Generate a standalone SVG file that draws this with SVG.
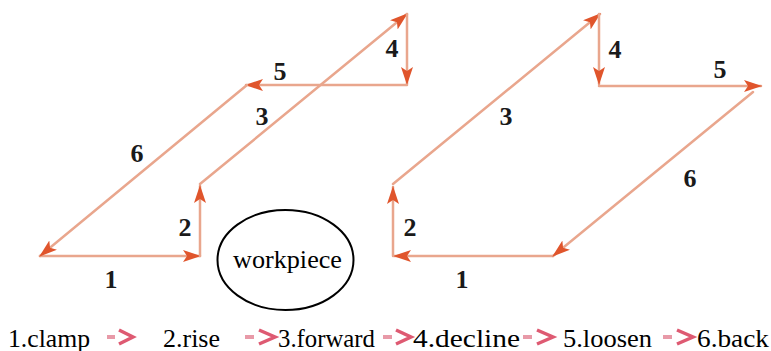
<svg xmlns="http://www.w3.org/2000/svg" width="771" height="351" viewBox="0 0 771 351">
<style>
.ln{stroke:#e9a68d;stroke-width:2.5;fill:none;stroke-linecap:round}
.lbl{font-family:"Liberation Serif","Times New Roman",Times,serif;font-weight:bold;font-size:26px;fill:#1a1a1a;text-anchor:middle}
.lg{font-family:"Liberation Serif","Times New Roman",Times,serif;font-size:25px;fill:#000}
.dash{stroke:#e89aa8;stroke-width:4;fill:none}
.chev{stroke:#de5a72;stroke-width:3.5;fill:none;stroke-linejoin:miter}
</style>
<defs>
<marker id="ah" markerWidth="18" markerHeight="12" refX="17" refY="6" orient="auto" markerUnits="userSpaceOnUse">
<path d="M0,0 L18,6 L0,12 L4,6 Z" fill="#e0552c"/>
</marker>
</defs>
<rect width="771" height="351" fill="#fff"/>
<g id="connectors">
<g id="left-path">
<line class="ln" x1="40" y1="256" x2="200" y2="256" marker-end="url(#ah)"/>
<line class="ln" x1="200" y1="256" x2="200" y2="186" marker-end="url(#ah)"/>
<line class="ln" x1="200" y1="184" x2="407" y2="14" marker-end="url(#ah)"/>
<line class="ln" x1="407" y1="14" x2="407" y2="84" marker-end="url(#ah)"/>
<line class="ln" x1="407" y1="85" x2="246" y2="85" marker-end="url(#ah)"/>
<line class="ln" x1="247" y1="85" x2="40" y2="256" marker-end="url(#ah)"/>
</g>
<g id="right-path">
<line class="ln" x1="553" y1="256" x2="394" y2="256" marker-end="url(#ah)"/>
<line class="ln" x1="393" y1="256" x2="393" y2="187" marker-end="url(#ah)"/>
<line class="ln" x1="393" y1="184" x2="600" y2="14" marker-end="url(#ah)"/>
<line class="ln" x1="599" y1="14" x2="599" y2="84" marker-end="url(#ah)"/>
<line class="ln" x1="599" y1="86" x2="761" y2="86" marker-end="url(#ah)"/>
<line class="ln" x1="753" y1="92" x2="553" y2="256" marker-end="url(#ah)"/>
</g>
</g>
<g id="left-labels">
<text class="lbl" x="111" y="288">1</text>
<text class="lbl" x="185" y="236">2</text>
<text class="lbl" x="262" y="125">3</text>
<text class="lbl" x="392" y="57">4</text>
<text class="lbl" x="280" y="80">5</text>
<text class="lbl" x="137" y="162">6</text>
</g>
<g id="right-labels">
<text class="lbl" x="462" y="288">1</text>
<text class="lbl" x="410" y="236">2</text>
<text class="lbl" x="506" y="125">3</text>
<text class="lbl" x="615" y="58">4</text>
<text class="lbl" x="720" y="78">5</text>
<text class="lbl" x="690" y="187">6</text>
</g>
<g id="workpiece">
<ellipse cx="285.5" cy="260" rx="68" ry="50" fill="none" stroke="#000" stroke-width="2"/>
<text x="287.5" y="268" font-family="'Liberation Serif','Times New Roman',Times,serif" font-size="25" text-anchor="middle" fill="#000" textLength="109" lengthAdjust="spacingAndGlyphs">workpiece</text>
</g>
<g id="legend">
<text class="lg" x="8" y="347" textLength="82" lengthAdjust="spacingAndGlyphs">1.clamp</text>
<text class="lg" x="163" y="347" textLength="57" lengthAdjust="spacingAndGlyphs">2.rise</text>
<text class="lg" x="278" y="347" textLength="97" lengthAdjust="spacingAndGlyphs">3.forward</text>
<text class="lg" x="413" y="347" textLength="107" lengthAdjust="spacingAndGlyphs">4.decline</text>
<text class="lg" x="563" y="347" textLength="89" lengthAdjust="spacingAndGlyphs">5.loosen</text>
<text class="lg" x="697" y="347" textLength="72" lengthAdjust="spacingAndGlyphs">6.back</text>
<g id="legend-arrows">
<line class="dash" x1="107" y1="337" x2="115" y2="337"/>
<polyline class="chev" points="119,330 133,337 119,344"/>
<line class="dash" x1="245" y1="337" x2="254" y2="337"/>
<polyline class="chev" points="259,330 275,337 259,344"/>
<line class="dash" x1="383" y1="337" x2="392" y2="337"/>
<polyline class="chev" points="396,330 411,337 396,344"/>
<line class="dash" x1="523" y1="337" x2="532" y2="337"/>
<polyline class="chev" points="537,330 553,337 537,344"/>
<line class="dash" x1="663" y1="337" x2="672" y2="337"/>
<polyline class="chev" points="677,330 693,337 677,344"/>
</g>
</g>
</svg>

++++

[YOUR INSTRUCTIONS]
Write out the listing above exactly as it stands, pictures excluded.

[OUTPUT BELOW]
Generate a standalone SVG file that draws this with SVG.
<svg xmlns="http://www.w3.org/2000/svg" width="771" height="351" viewBox="0 0 771 351">
<style>
.ln{stroke:#e9a68d;stroke-width:2.5;fill:none;stroke-linecap:round}
.lbl{font-family:"Liberation Serif","Times New Roman",Times,serif;font-weight:bold;font-size:26px;fill:#1a1a1a;text-anchor:middle}
.lg{font-family:"Liberation Serif","Times New Roman",Times,serif;font-size:25px;fill:#000}
.dash{stroke:#e89aa8;stroke-width:4;fill:none}
.chev{stroke:#de5a72;stroke-width:3.5;fill:none;stroke-linejoin:miter}
</style>
<defs>
<marker id="ah" markerWidth="18" markerHeight="12" refX="17" refY="6" orient="auto" markerUnits="userSpaceOnUse">
<path d="M0,0 L18,6 L0,12 L4,6 Z" fill="#e0552c"/>
</marker>
</defs>
<rect width="771" height="351" fill="#fff"/>
<g id="connectors">
<g id="left-path">
<line class="ln" x1="40" y1="256" x2="200" y2="256" marker-end="url(#ah)"/>
<line class="ln" x1="200" y1="256" x2="200" y2="186" marker-end="url(#ah)"/>
<line class="ln" x1="200" y1="184" x2="407" y2="14" marker-end="url(#ah)"/>
<line class="ln" x1="407" y1="14" x2="407" y2="84" marker-end="url(#ah)"/>
<line class="ln" x1="407" y1="85" x2="246" y2="85" marker-end="url(#ah)"/>
<line class="ln" x1="247" y1="85" x2="40" y2="256" marker-end="url(#ah)"/>
</g>
<g id="right-path">
<line class="ln" x1="553" y1="256" x2="394" y2="256" marker-end="url(#ah)"/>
<line class="ln" x1="393" y1="256" x2="393" y2="187" marker-end="url(#ah)"/>
<line class="ln" x1="393" y1="184" x2="600" y2="14" marker-end="url(#ah)"/>
<line class="ln" x1="599" y1="14" x2="599" y2="84" marker-end="url(#ah)"/>
<line class="ln" x1="599" y1="86" x2="761" y2="86" marker-end="url(#ah)"/>
<line class="ln" x1="753" y1="92" x2="553" y2="256" marker-end="url(#ah)"/>
</g>
</g>
<g id="left-labels">
<text class="lbl" x="111" y="288">1</text>
<text class="lbl" x="185" y="236">2</text>
<text class="lbl" x="262" y="125">3</text>
<text class="lbl" x="392" y="57">4</text>
<text class="lbl" x="280" y="80">5</text>
<text class="lbl" x="137" y="162">6</text>
</g>
<g id="right-labels">
<text class="lbl" x="462" y="288">1</text>
<text class="lbl" x="410" y="236">2</text>
<text class="lbl" x="506" y="125">3</text>
<text class="lbl" x="615" y="58">4</text>
<text class="lbl" x="720" y="78">5</text>
<text class="lbl" x="690" y="187">6</text>
</g>
<g id="workpiece">
<ellipse cx="285.5" cy="260" rx="68" ry="50" fill="none" stroke="#000" stroke-width="2"/>
<text x="287.5" y="268" font-family="'Liberation Serif','Times New Roman',Times,serif" font-size="25" text-anchor="middle" fill="#000" textLength="109" lengthAdjust="spacingAndGlyphs">workpiece</text>
</g>
<g id="legend">
<text class="lg" x="8" y="347" textLength="82" lengthAdjust="spacingAndGlyphs">1.clamp</text>
<text class="lg" x="163" y="347" textLength="57" lengthAdjust="spacingAndGlyphs">2.rise</text>
<text class="lg" x="278" y="347" textLength="97" lengthAdjust="spacingAndGlyphs">3.forward</text>
<text class="lg" x="413" y="347" textLength="107" lengthAdjust="spacingAndGlyphs">4.decline</text>
<text class="lg" x="563" y="347" textLength="89" lengthAdjust="spacingAndGlyphs">5.loosen</text>
<text class="lg" x="697" y="347" textLength="72" lengthAdjust="spacingAndGlyphs">6.back</text>
<g id="legend-arrows">
<line class="dash" x1="107" y1="337" x2="115" y2="337"/>
<polyline class="chev" points="119,330 133,337 119,344"/>
<line class="dash" x1="245" y1="337" x2="254" y2="337"/>
<polyline class="chev" points="259,330 275,337 259,344"/>
<line class="dash" x1="383" y1="337" x2="392" y2="337"/>
<polyline class="chev" points="396,330 411,337 396,344"/>
<line class="dash" x1="523" y1="337" x2="532" y2="337"/>
<polyline class="chev" points="537,330 553,337 537,344"/>
<line class="dash" x1="663" y1="337" x2="672" y2="337"/>
<polyline class="chev" points="677,330 693,337 677,344"/>
</g>
</g>
</svg>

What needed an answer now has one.